My brother, sister and I are all in our 40s. When I was a teen and started dating, my mother became absolutely irrational, hated my boyfriend passionately, and a household war ensued for the next two years until I moved across the country minutes after I turned 18. My brother was late to date - post college - but he endured a similar if less extreme version of the same thing. He was living at my parents, and my mother wouldn't talk to him for days if he spent the night at his girlfriend's place. She's now his wife, and all that has been forgotten. My sister was also late to date, went through something similar with her first boyfriend. That relationship lasted 20 years, and Mom eventually came around; but when they broke up she went back to maintaining that she was right all along. Now, a few years later, sister is dating again. He seems like a nice guy, but they broke up once over some serious lies on his part, about previous marriages, and employment or the lack thereof. Now, months later, they've reconciled, and he is temporarily living with her while he looks for a job. I might not be optimistic about this relationship, but my thinking is that even if it's a mistake, it's hers to make. Nothing in what we know about him suggests anything illegal or abusive, so I'm friendly with him because he is my sister's boyfriend. The problem, of course, is Mom. She despises him and has basically decided he's an evil man. She will not be in his airspace, will not even let my sister mention him in conversation. I've told her I think she's being both unfair and counterproductive, as has my brother, but she only digs in deeper. Both mother and sister have expressed a similar sentiment: "If she wants to cut me out of her life over this, so be it." The question: What do I do about Mother's Day? Usually we all come to my place, about an hour from the rest of the family but big enough to host everyone, and for work-related reasons, I need to be at home on that particular day. I don't want to leave my mother alone on Mother's Day, but I don't want to exclude my sister from the gathering, and she will bring the boyfriend unless I specifically say don't - and then I doubt she'll come at all. If Boyfriend is there my mother is not at all above incivility. What to do? Online only, pls.

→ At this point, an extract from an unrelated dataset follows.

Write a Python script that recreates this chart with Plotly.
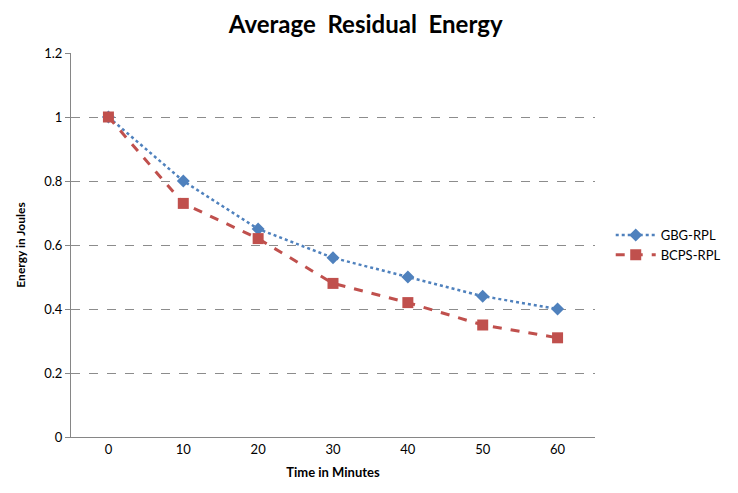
import plotly.graph_objects as go

categories = ["0", "10", "20", "30", "40", "50", "60"]
gbg_rpl = [1.0, 0.80, 0.65, 0.56, 0.50, 0.44, 0.40]
bcps_rpl = [1.0, 0.73, 0.62, 0.48, 0.42, 0.35, 0.31]
y_ticks = [0, 0.2, 0.4, 0.6, 0.8, 1, 1.2]

fig = go.Figure()
fig.add_trace(go.Scatter(
    x=categories, y=gbg_rpl, name="GBG-RPL", mode="lines+markers",
    line=dict(color="#4F81BD", width=2.5, dash="dot"),
    marker=dict(symbol="diamond", size=10, color="#4F81BD"),
))
fig.add_trace(go.Scatter(
    x=categories, y=bcps_rpl, name="BCPS-RPL", mode="lines+markers",
    line=dict(color="#C0504D", width=3, dash="dash"),
    marker=dict(symbol="square", size=11, color="#C0504D"),
))

fig.update_layout(
    width=730, height=485,
    margin=dict(l=57, r=143, t=45, b=56),
    paper_bgcolor="white", plot_bgcolor="white",
    font=dict(family="Lato, 'Open Sans', sans-serif", size=13, color="black"),
    title=dict(text="<b>Average  Residual  Energy</b>", x=0.49, xanchor="center",
               yref="container", y=0.984, yanchor="top", pad=dict(t=0, b=0),
               font=dict(size=24, color="black")),
    legend=dict(x=1.03, y=0.5, xanchor="left", yanchor="middle",
                font=dict(size=13), itemwidth=40, tracegroupgap=8),
)
fig.update_xaxes(
    type="category", range=[-0.5, 6.5], showgrid=False,
    showline=True, linecolor="#868686", linewidth=1, ticks="",
    tickfont=dict(size=13),
    title=dict(text="<b>Time in Minutes</b>", font=dict(size=13), standoff=12),
)
fig.update_yaxes(
    range=[0, 1.2], tickvals=y_ticks, ticktext=[f"{v:g}" for v in y_ticks],
    showgrid=True, gridcolor="#8C8C8C", griddash="dash", gridwidth=1,
    showline=True, linecolor="#868686", linewidth=1,
    ticks="outside", ticklen=5, tickcolor="#868686",
    zeroline=False, tickfont=dict(size=13),
    title=dict(text="<b>Energy in Joules</b>", font=dict(size=12), standoff=16),
)

fig.write_html("out.html")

This is turning into a theme chat.
It is not your job to insulate your mother from the consequences of her choices. If she objected to just this boyfriend, and if it were based how he acted vs. how he was born, then I could see trying to strike some sort of balance, if possible, out of respect both for her and for the source of such exceptional discomfort.
But since freaking out over her children's partners is apparently her thing, it's important that you not allow it to drive your decisions. Invite everyone. Tell everyone you are doing just that. If everyone comes and your mom resorts to uncivil behavior, then you step in and insist that all guests in your home be treated civilly. If she refuses, then you need to ask her to leave.
That bit of fun-fun-fun is Plan A. Plan B is to talk to your sister and ask how she'd prefer Mother's Day to go. Let her know you're willing to use Plan A but only if that's what she wants. Who knows, maybe she has zero interest in "the usual" this year and will take herself out of it.
There's more going on here with the mega church than just making sure the principal keeps prayer group in the mornings. This is a none-too-subtle form of bullying -- all in the name of what's good, of course. I'd also have a chat with the principal about its anti-bullying policies and reining those girls in.
True, thanks. Even if the daughter is well equipped to handle it herself, that doesn't mean everyone is.
Hi Carolyn. I am on extended bed rest, which has really placed a lot of domestic burdens on my spouse. My in-laws are local and want to see us ALL the time. The thing is, they offer to visit (or invite us over, which I can't do) and chat and have a meal together: it's a half-day of entertaining and neither my spouse nor I have the energy. What would be wonderful and welcome would be for them to come do a load of dishes or laundry, visit with us while it runs, and then go. I have no idea how to ask them to do this, and my spouse isn't comfortable with it either. Any ideas? We certainly can get by without their help, but we can't do so while visiting with them all the time.
You are on bed rest, and you have a spouse presumably in good health, and the problem stems from your spouse's parents, which means your spouse needs to be the one to stand up for your health and your needs. Sure, it's not a "comfortable" situation to be in, but who ever promised us comfort?
Your spouse needs to explain to your in-laws that, as much as you enjoy their company, the two of you are not in a position right now to host these long visits, though if they'd like to come over for just an hour at a time, and/or to help out with dishes or laundry, that would be met with eternal gratitude.
When people learn to express their needs and preferences clearly, things get easier for everybody.
Carolyn, I'm in a relationship that might need to end. We dated for 2.5 years, broke up for about a year, and have been back together now for 3.5 years. She's awesome, but I can't seem to pull the trigger on committing to her for various reasons. One complication is that we are in a long-distance relationship, so we only see each other on weekends. After 7 years, I feel a breakup over the phone won't do. In fact, I feel I need to drive to her place in order to break up with her (we try to alternate weekends). We also have made plans through the beginning of summer, and she has different things going on on weekends that I wouldn't want to spoil by breaking up. How do people time breakups to be most sensitive?
The ideal timing is the overlap among these elements: when you're sure, when you can get there, and when you won't be wreaking havoc on something important (e.g., the day before a major test or project deadline is a bad idea, but that doesn't mean you have to tiptoe around every entry on her calendar).